Research is very important since it informs the ideological trajectory. However, by its nature and backing of some empirical findings, research is also at the heart of and influences policy formulation. Given that we are dealing with ever-evolving technologies, it would be a great foundation for the development of regulation and legislation that continuously develops and evolves at the same speed as some of these technologies. Research plays a key role in supplanting policy. Only with thorough research can we make meaningful legislation but even then, it should be in harmony with the existing international mechanisms and networks on the same technologies.
The recently agreed UN Cybercrime Convention is the most recent example of efforts to make sure laws are meeting the test of time and regulating conduct as it happens for both cyber-enabled and cyber-dependent crime globally. There have been efforts in the region to align our local legal regime to the disruptive nature of these technologies and I am a proud part of the same. An example is efforts being undertaken by KICTANet which is reappraising the effectiveness of the Kenyan Computer Misuse and Cybercrimes Act. Other African nations can benchmark on the recent UN Cybercrime Convention trilogue and the efforts in Kenya so that we start having these necessary discussions.
For enforcement, we can look to training the law enforcement bodies on implementation and accountability as well as their related residual obligations under these laws. As a result, we can safeguard human rights, society, and the spirit, and the intended purpose of some of these laws. Capacity budling centered around refresher courses, continued engagements, and assessments on enforcement as well as cooperation should inform training endeavors. That way the laws serve that which they are enacted for.

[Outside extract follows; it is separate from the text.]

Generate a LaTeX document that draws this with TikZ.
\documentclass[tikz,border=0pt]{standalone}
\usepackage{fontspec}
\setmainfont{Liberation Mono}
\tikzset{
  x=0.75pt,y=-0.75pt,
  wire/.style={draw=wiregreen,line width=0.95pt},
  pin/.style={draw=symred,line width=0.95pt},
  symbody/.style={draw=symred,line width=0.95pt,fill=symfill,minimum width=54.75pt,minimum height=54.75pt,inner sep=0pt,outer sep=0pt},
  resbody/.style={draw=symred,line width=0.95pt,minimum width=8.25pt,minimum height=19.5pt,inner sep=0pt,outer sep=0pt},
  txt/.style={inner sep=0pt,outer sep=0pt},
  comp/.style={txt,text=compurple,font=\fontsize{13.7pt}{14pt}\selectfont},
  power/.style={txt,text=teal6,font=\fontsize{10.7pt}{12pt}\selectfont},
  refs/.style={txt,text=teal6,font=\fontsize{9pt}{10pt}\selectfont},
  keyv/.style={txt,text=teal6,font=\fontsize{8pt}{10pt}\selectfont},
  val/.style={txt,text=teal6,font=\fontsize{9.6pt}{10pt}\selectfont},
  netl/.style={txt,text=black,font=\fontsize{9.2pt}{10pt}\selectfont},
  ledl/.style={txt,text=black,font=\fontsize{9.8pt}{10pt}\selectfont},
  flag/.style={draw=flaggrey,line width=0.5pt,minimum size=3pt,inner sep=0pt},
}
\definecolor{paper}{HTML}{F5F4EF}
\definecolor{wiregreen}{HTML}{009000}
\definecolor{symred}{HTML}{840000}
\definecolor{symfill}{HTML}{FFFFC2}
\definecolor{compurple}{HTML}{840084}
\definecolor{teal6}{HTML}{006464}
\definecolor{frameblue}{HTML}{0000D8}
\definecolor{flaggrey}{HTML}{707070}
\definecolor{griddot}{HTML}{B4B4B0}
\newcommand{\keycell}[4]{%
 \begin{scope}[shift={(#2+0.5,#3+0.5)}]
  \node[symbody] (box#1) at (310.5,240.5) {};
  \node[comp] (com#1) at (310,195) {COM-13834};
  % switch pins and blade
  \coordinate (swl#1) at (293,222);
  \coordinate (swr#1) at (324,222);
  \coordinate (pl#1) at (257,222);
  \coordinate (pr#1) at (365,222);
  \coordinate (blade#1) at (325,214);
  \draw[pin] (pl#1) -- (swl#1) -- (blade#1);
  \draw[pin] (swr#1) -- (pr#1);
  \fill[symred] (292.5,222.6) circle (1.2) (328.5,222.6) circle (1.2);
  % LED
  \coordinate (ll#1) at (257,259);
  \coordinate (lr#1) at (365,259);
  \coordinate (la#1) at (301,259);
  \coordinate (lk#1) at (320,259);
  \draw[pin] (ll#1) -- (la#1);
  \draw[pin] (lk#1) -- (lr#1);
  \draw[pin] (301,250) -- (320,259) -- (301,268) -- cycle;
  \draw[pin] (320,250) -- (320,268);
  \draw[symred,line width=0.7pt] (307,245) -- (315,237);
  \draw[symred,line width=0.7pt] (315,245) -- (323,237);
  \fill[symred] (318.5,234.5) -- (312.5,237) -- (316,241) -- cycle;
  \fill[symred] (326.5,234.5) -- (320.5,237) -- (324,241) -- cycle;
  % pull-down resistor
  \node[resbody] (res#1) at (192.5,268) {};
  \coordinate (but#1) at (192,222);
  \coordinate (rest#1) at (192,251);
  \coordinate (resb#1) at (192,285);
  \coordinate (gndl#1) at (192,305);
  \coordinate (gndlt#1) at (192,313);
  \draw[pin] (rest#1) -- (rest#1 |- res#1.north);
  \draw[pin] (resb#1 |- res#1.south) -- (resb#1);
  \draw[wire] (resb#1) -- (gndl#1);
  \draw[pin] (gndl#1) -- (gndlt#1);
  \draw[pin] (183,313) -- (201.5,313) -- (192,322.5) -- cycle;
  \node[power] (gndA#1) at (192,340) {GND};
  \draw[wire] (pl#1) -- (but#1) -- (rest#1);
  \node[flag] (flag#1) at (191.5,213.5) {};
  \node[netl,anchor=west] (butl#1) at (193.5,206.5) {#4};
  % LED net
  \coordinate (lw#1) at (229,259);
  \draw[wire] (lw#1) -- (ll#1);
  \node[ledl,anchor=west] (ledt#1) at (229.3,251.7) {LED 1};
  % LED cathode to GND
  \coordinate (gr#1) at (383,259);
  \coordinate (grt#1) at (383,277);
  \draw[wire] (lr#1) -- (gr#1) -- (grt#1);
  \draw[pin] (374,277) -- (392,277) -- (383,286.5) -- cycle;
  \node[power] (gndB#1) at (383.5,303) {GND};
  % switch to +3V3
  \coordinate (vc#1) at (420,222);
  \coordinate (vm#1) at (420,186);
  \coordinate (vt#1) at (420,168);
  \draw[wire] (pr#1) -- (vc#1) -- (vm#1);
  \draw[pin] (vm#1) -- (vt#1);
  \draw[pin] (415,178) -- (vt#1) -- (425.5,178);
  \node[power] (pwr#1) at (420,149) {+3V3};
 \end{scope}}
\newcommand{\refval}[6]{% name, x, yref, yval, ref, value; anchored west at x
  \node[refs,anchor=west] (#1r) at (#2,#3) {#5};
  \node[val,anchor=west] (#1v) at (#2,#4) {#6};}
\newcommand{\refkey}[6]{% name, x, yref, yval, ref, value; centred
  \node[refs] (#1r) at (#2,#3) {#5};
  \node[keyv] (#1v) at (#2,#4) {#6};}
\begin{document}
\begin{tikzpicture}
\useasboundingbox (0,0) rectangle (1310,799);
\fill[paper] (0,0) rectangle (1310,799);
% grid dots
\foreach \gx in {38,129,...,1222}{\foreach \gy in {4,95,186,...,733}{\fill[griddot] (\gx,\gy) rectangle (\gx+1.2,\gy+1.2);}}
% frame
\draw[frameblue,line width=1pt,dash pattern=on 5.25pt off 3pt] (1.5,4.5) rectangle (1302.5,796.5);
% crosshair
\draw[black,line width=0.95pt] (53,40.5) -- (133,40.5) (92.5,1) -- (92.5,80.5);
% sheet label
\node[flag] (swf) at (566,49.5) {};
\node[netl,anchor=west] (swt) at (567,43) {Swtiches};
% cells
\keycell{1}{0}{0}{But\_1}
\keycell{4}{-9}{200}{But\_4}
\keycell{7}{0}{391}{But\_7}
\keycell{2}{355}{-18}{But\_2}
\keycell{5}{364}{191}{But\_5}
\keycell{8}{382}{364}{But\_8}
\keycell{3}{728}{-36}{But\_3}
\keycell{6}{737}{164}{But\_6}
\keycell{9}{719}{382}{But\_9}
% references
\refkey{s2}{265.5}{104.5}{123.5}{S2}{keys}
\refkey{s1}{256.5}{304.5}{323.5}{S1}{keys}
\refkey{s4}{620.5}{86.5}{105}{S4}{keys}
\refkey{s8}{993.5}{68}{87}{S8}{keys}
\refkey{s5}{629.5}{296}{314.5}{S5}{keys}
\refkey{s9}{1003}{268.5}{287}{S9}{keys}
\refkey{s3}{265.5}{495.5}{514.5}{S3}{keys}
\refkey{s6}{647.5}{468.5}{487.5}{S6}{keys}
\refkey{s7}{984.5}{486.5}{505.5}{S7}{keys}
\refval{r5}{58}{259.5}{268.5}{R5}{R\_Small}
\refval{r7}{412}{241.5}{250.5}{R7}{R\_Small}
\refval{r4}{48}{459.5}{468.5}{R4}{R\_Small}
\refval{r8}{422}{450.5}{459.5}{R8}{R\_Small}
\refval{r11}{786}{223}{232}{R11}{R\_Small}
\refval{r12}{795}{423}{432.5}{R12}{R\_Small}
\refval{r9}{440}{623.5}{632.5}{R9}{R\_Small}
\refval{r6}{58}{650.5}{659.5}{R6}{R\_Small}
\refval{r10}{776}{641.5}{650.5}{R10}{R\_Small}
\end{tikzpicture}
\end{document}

As the public, we have a pivotal role of accountability akin to watchdogs to carry out oversight on some of these well-intended regulatory endeavors. This entails demanding strict adherence to the rule of law even in the light of emerging technologies to deter abuse of due process by authoritarian regimes. These regimes are well known for exploiting legal loopholes for example when it comes to emerging technologies that were initially not covered by the outdated legislation to abuse civil liberties. The vacuum in laws creates an opportunity for these repressive regimes to prey on civil liberties when it comes to emerging technology-related or enabled conduct.
I also believe that through legal advocacy for example by amplifying these discussions in public spaces or even issuing opinions on the existing state of regulation and how it can be improved etc., we can drive forth positive political will. It is this will that influences resource allocation which is a necessary ingredient for crafting and implementing policies. This also creates a suitable environment for the realization of all the above. But also, resources are vital for the eradication of the existing technological chasm or divide that exists amongst different social demographics. Remember empowered public spaces are crucial for driving and demanding meaningful change.
We shall continue to see increased disruption from the development and deployment as well as the use of these emerging technologies. Policy makers must keep abreast with developments and as recommended governments need to up the ante when it comes to resource allocation for some of these legislative initiatives. It is then that we maintain the relevance of some of these laws vis-a-vis emerging technologies and changing times. There remains a challenge for every — digital citizen; be it as regulators, developers, users, and subjects of the actions or results of these technologies to ensure we have meaningful, functional, and relevant policies.